# [AIM OF THE EXERCISE]
Everything from the line containing "Rebuild this chart" down to the line containing "var seriesNames = ['10" is to be returned exactly; include both boundary lines and leave out all others.

# [DATA SHOWN]
>> begin

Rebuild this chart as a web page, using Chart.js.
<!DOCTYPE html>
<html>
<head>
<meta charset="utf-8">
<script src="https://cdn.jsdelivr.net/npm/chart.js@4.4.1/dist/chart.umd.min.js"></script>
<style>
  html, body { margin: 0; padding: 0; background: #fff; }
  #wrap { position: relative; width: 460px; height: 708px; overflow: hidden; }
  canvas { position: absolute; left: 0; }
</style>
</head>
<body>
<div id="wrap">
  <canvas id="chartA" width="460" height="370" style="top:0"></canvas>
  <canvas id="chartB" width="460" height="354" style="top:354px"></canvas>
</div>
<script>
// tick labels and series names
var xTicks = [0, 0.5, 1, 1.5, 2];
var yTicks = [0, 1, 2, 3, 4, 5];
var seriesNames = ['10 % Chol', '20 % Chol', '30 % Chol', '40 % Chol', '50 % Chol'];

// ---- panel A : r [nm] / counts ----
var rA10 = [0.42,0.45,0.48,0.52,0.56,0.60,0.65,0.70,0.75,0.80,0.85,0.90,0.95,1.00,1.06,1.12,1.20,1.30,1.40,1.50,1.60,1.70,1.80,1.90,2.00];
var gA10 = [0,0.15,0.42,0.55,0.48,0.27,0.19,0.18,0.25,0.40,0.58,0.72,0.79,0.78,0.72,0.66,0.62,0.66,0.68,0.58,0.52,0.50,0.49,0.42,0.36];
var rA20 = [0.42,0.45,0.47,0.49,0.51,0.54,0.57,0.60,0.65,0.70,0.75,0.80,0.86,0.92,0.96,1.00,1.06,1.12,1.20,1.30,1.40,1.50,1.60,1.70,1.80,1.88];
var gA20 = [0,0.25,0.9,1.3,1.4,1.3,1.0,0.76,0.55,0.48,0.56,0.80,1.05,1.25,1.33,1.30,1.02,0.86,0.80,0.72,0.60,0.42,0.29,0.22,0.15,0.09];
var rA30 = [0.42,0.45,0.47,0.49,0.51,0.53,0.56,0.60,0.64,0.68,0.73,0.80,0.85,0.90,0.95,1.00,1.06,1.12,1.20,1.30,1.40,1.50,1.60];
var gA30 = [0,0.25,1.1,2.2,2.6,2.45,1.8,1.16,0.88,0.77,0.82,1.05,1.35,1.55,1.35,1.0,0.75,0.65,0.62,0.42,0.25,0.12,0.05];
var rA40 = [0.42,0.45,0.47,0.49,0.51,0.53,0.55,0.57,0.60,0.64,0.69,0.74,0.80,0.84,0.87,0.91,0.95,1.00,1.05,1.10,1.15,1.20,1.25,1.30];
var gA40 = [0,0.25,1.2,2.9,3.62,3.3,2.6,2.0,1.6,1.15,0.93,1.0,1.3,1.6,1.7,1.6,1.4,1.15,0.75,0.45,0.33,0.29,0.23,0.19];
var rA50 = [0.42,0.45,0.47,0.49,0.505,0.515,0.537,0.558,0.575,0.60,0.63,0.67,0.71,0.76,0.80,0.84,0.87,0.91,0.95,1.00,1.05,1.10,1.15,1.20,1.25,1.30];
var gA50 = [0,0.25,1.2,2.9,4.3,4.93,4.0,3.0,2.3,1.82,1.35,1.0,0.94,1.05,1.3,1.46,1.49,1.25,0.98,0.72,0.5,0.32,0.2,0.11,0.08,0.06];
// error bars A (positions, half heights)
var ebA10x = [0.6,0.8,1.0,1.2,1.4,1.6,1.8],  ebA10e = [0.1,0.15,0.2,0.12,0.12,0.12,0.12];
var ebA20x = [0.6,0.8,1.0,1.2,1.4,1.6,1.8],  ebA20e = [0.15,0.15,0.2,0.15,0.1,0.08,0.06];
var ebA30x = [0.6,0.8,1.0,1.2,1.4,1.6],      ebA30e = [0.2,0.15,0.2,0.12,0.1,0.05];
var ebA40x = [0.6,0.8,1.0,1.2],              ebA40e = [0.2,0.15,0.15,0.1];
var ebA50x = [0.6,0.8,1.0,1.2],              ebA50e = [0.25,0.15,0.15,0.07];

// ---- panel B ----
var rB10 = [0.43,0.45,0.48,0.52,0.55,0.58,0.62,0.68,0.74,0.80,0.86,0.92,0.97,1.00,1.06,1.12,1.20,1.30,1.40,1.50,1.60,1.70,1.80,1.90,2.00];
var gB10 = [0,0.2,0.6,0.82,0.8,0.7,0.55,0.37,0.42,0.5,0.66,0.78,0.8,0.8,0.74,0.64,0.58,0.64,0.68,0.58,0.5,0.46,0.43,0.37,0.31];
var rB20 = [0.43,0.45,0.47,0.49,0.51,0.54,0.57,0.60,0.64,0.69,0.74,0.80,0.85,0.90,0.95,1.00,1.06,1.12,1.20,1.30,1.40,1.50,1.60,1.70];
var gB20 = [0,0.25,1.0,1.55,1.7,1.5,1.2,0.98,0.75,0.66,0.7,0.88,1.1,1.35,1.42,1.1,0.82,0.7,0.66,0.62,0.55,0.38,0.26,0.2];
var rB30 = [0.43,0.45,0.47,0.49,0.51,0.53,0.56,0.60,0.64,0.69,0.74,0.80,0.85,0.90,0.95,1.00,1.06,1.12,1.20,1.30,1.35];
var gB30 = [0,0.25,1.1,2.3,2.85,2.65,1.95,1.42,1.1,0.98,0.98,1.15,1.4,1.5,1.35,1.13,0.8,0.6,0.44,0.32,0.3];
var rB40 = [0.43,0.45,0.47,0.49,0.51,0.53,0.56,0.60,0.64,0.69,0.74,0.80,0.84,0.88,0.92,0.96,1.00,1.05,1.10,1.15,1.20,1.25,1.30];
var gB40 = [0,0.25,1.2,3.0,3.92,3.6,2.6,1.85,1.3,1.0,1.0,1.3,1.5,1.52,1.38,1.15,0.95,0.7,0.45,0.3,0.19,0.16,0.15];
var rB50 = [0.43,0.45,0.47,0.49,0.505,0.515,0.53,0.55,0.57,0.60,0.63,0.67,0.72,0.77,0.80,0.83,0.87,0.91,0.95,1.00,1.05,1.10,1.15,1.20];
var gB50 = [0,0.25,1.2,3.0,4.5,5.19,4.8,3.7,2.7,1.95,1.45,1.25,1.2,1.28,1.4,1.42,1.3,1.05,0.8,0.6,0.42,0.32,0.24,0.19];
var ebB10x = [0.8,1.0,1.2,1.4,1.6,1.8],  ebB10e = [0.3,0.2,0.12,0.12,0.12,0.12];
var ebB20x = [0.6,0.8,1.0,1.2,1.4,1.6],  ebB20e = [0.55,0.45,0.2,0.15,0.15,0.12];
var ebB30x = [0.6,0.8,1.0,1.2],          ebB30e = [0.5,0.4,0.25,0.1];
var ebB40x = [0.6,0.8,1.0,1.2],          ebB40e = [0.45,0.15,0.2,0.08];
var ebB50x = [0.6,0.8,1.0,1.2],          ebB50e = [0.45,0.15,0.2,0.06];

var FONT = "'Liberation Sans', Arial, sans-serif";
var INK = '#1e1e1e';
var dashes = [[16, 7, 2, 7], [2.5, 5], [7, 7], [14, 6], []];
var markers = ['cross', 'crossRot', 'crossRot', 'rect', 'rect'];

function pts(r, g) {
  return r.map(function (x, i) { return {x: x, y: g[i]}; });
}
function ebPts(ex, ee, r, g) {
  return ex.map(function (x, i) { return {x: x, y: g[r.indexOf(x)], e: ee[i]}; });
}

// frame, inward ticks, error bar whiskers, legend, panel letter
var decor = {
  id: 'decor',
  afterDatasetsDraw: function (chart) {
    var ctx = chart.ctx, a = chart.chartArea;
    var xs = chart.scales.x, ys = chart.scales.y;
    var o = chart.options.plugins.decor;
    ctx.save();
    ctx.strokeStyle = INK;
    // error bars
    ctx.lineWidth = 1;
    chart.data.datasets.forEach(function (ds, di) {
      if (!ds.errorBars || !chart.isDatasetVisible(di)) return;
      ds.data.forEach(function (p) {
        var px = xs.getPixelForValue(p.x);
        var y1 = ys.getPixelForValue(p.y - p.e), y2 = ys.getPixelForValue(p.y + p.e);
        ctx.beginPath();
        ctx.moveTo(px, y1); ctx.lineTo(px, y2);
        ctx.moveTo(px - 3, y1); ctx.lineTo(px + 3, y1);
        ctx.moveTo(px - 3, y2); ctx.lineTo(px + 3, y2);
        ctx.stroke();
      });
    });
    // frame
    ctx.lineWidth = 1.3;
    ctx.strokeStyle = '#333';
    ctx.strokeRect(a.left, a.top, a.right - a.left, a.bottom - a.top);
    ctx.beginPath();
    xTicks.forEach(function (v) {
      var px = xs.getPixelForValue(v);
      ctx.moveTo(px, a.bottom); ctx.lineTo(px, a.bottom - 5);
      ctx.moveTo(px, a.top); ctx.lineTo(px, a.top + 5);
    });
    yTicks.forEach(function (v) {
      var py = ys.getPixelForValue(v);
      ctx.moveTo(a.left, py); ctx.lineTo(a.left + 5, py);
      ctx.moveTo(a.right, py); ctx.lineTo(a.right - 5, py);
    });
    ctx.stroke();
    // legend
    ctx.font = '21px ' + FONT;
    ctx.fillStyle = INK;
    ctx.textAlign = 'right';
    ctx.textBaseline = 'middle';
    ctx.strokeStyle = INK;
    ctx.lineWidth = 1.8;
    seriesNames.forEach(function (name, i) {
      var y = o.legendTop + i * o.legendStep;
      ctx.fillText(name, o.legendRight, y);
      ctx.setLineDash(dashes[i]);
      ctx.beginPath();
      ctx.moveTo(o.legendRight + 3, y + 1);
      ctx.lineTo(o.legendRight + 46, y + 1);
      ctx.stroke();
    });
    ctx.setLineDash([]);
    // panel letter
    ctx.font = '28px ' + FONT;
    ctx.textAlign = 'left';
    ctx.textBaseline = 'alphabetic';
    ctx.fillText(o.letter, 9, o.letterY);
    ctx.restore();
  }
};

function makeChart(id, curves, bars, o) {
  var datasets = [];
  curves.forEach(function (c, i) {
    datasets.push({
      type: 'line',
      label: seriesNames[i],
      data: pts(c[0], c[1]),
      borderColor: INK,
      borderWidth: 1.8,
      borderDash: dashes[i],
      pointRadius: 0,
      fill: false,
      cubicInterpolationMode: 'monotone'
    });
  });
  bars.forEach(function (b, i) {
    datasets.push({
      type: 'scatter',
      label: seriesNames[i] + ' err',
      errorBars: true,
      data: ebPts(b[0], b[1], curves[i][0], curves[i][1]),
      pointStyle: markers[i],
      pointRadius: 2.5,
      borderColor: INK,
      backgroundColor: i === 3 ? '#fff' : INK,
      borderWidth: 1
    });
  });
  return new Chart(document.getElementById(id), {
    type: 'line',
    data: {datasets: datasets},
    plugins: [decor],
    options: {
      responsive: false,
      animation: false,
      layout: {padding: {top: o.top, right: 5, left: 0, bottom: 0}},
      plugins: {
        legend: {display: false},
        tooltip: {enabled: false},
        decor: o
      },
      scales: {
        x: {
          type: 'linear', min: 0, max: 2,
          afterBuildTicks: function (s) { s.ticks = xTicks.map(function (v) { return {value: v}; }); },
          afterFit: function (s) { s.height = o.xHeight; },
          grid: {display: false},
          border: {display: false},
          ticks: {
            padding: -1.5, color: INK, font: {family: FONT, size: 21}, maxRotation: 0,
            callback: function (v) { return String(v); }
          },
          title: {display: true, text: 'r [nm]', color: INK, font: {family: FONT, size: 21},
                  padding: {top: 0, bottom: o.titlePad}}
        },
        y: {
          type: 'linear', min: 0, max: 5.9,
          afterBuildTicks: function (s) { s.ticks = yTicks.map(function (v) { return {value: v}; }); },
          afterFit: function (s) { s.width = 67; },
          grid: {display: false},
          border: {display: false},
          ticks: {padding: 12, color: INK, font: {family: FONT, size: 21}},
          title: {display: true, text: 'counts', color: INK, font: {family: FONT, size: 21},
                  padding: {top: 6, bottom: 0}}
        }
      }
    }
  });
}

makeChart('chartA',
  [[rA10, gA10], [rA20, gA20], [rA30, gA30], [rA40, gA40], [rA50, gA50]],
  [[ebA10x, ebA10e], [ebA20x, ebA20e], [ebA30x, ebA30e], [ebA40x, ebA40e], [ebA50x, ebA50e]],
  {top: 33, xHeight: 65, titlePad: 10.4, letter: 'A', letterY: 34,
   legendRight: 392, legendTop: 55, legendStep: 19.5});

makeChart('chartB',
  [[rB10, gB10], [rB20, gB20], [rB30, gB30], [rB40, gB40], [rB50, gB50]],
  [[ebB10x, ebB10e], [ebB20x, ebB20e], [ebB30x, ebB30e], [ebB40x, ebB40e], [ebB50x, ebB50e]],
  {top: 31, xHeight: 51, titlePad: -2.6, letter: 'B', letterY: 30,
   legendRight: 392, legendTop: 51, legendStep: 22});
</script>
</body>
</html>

>> end
>> begin

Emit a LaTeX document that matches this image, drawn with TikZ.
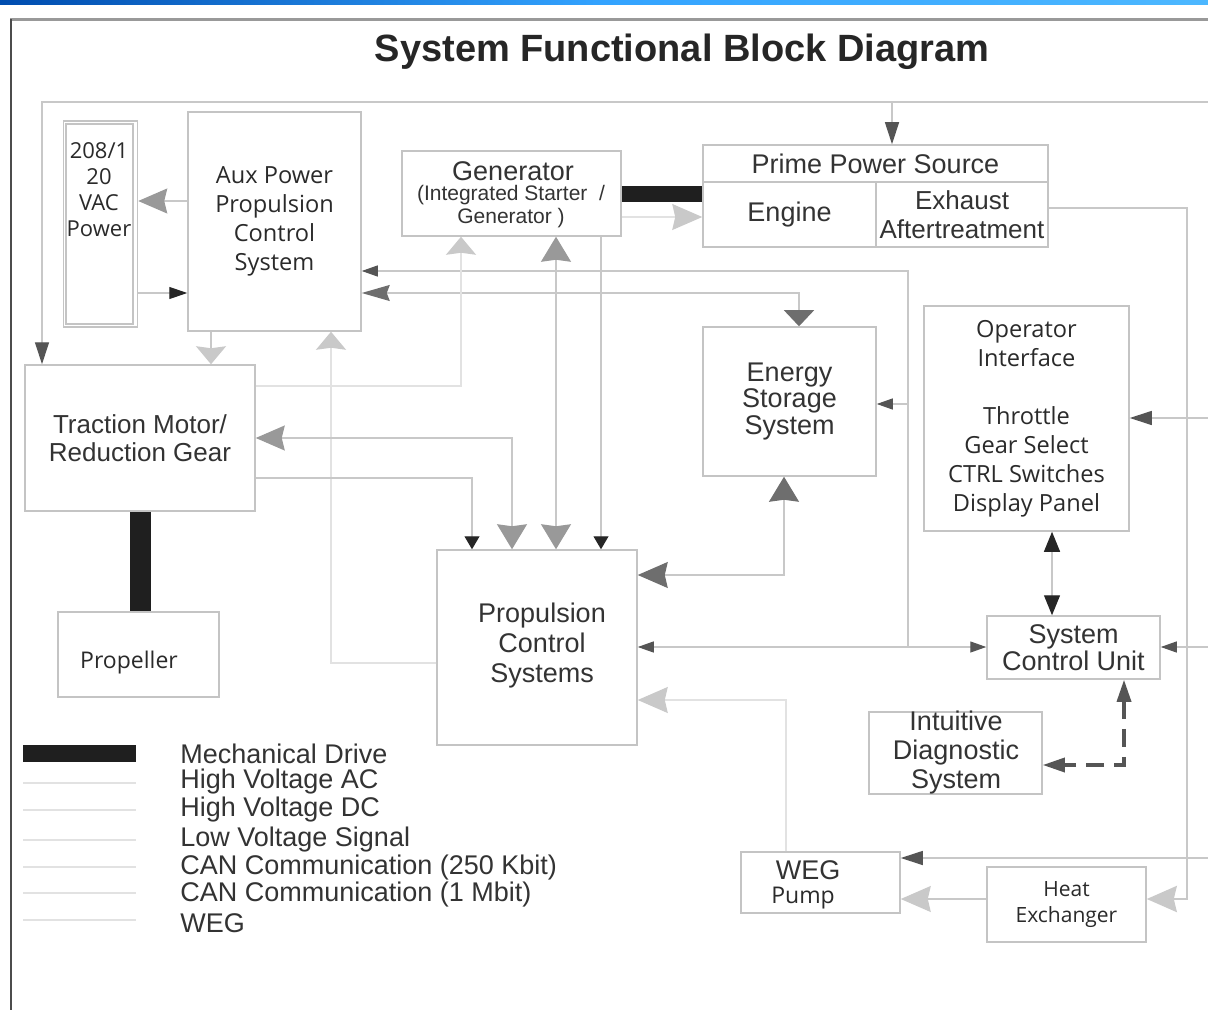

>> end
>> begin

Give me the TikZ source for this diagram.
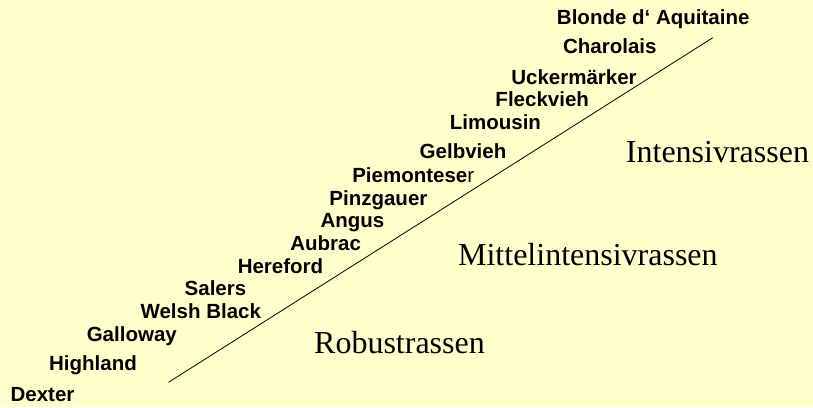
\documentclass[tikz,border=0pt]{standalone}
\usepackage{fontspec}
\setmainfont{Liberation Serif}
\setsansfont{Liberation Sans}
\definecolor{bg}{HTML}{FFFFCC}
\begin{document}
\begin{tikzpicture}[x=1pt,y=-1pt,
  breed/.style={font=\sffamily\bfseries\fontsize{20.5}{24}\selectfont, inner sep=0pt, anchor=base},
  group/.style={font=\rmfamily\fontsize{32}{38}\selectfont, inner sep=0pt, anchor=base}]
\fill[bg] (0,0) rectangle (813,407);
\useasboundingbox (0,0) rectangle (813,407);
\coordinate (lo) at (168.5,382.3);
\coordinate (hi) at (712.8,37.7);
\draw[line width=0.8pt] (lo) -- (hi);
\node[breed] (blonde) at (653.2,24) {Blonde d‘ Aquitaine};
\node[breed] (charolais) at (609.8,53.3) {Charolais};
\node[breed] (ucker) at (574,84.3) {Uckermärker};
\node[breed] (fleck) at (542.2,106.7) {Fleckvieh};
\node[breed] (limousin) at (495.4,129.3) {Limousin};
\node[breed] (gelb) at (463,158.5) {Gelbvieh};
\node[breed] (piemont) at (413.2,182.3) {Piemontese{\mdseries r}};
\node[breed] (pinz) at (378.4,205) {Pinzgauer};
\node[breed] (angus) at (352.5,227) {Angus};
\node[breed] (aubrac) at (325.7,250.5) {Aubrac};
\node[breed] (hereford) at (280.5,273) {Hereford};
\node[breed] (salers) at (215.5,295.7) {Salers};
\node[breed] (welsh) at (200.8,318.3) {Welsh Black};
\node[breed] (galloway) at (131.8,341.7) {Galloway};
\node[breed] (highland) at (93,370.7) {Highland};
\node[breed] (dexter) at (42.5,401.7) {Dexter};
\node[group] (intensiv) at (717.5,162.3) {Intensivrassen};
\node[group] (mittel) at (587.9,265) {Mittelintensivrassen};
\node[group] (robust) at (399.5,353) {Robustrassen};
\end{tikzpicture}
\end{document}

>> end

# [OUTPUT]
Rebuild this chart as a web page, using Chart.js.
<!DOCTYPE html>
<html>
<head>
<meta charset="utf-8">
<script src="https://cdn.jsdelivr.net/npm/chart.js@4.4.1/dist/chart.umd.min.js"></script>
<style>
  html, body { margin: 0; padding: 0; background: #fff; }
  #wrap { position: relative; width: 460px; height: 708px; overflow: hidden; }
  canvas { position: absolute; left: 0; }
</style>
</head>
<body>
<div id="wrap">
  <canvas id="chartA" width="460" height="370" style="top:0"></canvas>
  <canvas id="chartB" width="460" height="354" style="top:354px"></canvas>
</div>
<script>
// tick labels and series names
var xTicks = [0, 0.5, 1, 1.5, 2];
var yTicks = [0, 1, 2, 3, 4, 5];
var seriesNames = ['10 % Chol', '20 % Chol', '30 % Chol', '40 % Chol', '50 % Chol'];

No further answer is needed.